6. Ja, diese Aussage als Mischmasch von Stellungnahmen des Wiener Bürgermeisters und des burgenländischen Landeshauptmanns ist so nicht gefallen. Doch es ist eine Zusammenfassung, wie die Sache in der breiten Öffentlichkeit ankam. Es gab zeitgleich widersprüchliche Wortmeldungen der Landeshauptleute Michael Ludwig und Hans Peter Doskozil sowie das Schweigen von deren „Chefin“ - beide sehen sie nicht als solche - Pamela Rendi-Wagner.

7. Geschah das mit Absicht? Mindestens im Fall von Doskozil sind Breitseiten gegen die Bundespartei kein Einzelfall. Die burgenländischen Roten stellen sich gerne medial hin und erklären dem Rest der Welt, dass sie recht haben. Wer das nicht einsehen will, wird mit rüden Worten abgekanzelt. Rendi-Wagner ist ein dankbares Opfer, weil sie nachweislich mit ihrer eigenen Kommunikation bisher kein Publikumserfolg ist.

8. Die sinngemäße Botschaft „Nur wir Burgenländer machen es richtig, Ihr aber seid Schwachdenker!“ kommt naturgemäß im Burgenland gut an. Nämlich bei zuletzt 92.634 dortigen Wählern der SPÖ. Das reichte regional für die absolute Mehrheit, sind jedoch nur etwa 1,5 Prozent aller österreichischen Wahlberechtigten. Also einer von 65. Im Umkehrschluss lassen sich 64 von 65 Österreichern vielleicht nicht so gerne vom Neusiedler See aus zum Deppen erklären.

9. Das Problem ist nicht, dass Doskozil & Co. keine guten Ideen hätten.
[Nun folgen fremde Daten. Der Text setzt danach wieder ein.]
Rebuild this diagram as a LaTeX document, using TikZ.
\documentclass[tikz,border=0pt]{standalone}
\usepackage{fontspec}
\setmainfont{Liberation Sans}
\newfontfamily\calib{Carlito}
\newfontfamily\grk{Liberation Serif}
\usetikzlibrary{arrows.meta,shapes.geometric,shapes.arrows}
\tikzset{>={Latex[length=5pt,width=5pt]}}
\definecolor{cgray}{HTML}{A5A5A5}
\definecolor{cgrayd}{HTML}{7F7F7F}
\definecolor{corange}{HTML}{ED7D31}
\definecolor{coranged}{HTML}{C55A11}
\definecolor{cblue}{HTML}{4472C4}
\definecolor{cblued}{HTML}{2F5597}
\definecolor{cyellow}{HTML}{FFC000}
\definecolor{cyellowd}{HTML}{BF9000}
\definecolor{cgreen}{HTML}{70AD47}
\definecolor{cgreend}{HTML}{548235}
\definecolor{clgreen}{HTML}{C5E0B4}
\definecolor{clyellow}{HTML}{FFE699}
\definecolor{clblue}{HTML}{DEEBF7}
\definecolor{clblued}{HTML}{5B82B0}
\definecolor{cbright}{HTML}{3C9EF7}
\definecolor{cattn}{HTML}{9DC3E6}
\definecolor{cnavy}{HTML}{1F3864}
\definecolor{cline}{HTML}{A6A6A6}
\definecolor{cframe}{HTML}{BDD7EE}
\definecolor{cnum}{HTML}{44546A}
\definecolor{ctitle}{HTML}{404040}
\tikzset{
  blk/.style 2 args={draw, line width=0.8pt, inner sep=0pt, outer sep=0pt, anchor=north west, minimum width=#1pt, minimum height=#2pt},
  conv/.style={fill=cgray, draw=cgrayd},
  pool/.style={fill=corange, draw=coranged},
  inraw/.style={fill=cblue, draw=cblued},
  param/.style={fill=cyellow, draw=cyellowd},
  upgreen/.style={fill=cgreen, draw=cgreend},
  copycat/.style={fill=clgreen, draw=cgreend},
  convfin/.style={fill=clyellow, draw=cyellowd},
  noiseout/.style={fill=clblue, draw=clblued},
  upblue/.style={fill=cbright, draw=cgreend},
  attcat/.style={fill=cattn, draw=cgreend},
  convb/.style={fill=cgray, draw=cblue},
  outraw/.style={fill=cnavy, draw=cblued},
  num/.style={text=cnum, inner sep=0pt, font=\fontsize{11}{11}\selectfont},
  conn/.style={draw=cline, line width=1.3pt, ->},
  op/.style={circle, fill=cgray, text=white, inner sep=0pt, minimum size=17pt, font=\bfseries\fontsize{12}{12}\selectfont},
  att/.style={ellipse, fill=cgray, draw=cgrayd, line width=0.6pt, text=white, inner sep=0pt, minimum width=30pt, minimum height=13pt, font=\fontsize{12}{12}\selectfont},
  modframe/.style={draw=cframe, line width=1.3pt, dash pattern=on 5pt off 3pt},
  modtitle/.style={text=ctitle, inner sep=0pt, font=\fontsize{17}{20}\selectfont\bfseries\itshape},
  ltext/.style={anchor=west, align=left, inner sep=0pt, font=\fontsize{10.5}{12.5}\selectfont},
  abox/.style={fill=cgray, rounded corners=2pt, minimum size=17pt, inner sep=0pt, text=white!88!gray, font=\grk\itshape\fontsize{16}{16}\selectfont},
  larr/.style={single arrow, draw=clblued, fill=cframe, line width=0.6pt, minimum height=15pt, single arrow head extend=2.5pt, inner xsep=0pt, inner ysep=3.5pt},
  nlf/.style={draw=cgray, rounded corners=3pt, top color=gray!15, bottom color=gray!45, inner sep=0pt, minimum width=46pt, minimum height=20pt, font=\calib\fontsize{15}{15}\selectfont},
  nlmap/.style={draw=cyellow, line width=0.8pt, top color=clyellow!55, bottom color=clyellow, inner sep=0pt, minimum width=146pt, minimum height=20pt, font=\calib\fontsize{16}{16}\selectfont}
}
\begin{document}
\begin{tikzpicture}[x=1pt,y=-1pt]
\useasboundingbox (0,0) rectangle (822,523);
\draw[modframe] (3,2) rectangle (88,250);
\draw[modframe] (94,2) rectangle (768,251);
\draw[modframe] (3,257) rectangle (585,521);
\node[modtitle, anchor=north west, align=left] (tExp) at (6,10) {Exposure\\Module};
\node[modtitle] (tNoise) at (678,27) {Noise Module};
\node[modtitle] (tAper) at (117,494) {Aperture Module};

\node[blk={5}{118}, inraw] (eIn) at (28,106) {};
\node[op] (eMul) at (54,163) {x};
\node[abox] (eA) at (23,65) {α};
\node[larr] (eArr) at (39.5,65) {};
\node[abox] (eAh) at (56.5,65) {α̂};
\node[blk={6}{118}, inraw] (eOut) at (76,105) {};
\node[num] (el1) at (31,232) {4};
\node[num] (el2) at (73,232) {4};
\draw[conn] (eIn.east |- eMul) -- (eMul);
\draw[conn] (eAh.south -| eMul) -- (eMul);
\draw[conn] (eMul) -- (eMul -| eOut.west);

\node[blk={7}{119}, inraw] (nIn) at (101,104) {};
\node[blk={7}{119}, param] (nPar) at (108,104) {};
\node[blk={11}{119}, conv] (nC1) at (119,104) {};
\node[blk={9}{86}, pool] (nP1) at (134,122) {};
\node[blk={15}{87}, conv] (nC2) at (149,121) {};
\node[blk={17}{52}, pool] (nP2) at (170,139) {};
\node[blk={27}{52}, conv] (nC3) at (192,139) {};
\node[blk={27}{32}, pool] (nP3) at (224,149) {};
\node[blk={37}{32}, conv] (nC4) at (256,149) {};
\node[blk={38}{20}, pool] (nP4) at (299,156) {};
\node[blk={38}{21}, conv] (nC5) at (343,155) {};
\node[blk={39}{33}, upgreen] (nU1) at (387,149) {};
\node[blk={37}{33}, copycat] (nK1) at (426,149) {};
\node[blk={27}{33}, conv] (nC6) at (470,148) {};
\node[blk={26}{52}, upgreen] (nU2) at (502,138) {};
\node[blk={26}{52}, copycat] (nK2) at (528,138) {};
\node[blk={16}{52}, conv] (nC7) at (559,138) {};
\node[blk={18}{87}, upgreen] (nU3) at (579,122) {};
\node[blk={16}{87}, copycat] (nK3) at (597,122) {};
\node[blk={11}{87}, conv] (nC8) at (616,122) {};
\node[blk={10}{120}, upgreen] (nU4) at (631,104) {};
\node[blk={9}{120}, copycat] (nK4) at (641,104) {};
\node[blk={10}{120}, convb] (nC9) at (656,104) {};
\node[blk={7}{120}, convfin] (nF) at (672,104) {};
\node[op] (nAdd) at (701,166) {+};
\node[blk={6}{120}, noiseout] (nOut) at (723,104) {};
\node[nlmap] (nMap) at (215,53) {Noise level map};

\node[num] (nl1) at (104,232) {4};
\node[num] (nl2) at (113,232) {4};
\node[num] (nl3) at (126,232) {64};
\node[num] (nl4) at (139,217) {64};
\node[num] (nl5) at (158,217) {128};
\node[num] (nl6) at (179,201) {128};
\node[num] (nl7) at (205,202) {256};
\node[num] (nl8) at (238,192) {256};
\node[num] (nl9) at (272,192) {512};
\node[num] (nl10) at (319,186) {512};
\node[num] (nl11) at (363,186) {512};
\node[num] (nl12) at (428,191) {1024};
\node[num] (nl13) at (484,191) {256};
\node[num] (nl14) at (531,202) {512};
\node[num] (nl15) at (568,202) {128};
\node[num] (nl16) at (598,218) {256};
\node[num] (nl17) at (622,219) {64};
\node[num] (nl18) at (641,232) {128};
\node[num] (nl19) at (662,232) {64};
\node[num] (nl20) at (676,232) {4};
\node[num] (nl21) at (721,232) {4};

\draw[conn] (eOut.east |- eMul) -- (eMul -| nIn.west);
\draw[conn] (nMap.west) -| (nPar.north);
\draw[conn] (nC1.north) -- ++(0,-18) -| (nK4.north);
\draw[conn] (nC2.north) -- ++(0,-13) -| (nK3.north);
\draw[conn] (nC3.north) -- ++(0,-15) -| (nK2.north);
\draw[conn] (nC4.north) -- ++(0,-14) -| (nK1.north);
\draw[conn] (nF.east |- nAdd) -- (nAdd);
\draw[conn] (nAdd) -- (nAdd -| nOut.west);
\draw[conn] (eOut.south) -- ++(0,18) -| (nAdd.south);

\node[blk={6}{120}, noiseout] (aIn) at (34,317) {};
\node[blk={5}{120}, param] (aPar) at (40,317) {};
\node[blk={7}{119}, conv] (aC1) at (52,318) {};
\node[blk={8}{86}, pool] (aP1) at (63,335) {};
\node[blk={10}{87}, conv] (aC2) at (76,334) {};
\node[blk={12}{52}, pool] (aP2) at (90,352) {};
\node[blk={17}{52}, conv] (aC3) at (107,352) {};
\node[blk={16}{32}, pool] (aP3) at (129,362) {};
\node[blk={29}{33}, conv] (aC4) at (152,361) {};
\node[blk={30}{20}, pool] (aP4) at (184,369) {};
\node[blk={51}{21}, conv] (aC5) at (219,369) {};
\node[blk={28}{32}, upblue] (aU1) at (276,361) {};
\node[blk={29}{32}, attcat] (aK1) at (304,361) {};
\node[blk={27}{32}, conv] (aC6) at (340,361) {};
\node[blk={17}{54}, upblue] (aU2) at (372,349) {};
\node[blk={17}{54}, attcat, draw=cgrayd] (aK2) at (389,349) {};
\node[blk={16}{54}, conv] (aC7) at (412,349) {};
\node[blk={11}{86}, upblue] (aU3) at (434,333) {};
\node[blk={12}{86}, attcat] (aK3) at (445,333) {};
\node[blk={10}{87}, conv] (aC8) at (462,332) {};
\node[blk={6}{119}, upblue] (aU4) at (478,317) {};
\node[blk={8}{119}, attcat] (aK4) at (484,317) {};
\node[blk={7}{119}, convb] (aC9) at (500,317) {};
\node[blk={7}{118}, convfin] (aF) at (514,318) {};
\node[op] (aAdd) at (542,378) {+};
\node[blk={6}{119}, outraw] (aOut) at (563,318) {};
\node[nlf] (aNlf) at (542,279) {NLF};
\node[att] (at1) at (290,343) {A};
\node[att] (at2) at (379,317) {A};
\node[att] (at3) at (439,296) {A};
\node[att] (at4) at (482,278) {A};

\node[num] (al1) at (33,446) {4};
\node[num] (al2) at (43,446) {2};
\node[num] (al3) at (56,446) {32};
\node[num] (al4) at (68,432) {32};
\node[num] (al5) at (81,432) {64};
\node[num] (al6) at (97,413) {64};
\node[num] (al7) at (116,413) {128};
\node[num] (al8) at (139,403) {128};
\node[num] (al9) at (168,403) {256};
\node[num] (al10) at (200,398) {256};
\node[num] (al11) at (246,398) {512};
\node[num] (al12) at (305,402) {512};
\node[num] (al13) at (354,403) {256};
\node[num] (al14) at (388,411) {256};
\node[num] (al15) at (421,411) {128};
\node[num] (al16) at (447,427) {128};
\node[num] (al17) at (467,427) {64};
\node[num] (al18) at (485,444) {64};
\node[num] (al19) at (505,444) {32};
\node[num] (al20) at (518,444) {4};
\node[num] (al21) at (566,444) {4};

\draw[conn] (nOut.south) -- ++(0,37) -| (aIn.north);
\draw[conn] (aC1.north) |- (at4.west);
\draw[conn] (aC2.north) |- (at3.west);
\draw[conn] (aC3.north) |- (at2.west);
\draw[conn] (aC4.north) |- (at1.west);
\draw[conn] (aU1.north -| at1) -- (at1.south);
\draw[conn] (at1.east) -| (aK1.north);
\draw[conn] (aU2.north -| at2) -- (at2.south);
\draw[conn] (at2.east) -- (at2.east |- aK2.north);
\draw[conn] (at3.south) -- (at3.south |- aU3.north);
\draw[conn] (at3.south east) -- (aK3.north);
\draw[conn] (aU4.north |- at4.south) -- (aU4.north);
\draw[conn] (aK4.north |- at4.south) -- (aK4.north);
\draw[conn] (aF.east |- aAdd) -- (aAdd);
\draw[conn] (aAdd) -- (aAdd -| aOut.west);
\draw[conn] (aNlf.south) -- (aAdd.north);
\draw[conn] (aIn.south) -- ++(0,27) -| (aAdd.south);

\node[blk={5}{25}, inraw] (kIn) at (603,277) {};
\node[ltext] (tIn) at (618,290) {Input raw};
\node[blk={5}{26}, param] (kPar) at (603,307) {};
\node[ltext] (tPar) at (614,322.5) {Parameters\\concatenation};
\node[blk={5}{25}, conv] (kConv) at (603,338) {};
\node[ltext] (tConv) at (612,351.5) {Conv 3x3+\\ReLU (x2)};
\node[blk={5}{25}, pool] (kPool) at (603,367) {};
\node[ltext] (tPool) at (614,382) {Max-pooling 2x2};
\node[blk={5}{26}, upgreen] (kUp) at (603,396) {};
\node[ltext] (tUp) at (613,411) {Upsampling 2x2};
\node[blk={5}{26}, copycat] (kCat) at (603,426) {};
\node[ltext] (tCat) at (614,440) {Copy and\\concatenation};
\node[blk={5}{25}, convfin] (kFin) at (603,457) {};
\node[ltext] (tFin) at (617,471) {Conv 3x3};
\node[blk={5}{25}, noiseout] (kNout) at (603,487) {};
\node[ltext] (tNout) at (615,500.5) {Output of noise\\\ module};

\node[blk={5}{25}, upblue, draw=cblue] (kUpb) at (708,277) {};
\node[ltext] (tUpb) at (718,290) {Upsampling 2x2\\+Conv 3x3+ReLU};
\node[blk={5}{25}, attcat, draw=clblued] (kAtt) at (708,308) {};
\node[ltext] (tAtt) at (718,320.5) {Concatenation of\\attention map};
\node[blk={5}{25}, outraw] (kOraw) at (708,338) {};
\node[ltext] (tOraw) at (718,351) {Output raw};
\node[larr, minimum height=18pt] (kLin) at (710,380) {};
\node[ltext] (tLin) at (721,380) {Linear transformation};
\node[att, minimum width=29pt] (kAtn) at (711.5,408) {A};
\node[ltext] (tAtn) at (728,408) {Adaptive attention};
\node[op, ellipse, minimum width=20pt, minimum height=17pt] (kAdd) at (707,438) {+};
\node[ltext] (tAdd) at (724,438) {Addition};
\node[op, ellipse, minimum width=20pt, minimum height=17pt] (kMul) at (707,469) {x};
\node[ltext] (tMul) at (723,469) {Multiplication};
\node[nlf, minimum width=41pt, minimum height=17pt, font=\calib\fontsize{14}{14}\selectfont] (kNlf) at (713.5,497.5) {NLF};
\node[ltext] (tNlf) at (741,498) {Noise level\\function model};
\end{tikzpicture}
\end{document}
Ein Mindestlohn im Land und den Gemeinden von 1700 Euro beispielsweise ist überall populär. Der Unterschied ist nur, dass bei der SPÖ im Bund keiner an die Umsetzung glaubt. Schlimmer noch: Wenn die SPÖ im Burgenland oder Wien und Kärnten in Landtagswahlen viel besser liegt als im Landesergebnis einer Nationalratswahl, werden die Herren Doskozil, Ludwig und Peter Kaiser der Bundespartei und Rendi-Wagner nicht helfen wollen. Warum bei jemand anstreifen, der deutlich weniger beliebt ist?

10. Am 26. September wird in Oberösterreich der Landtag gewählt. Die SPÖ hat längst verloren. Denn 2015 gab es 18 Prozent der Stimmen. Das war ein historisches Debakel. Nun sagen die veröffentlichten Umfragen gar weitere Verluste voraus. Selbst wenn ein paar Prozentpünktchen mehr herauskommen, gibt es nichts zu gewinnen. Die Frage nach dem Wahltag ist, ob die ÖVP in der Landesregierung mit der FPÖ oder den Grünen zusammenarbeitet. Die SPÖ ist momentan raus aus dem Spiel.

Rendi-Wagner im Sommergespräch

Pamela Rendi-Wagner, Bundesparteivorsitzende der SPÖ, ist am Montag Gast in den traditionellen Sommergesprächen des ORF. Ihr Auftritt bei Lou Lorenz-Dittlbacher wird anschließend wie bei den Chefs aller Parlamentsparteien von Peter Filzmaier in der „ZiB 2“ analysiert. Parallel zu den Gesprächen gibt es eine fünfteilige „Krone“-Sonntagsserie zur Lage der jeweiligen Partei.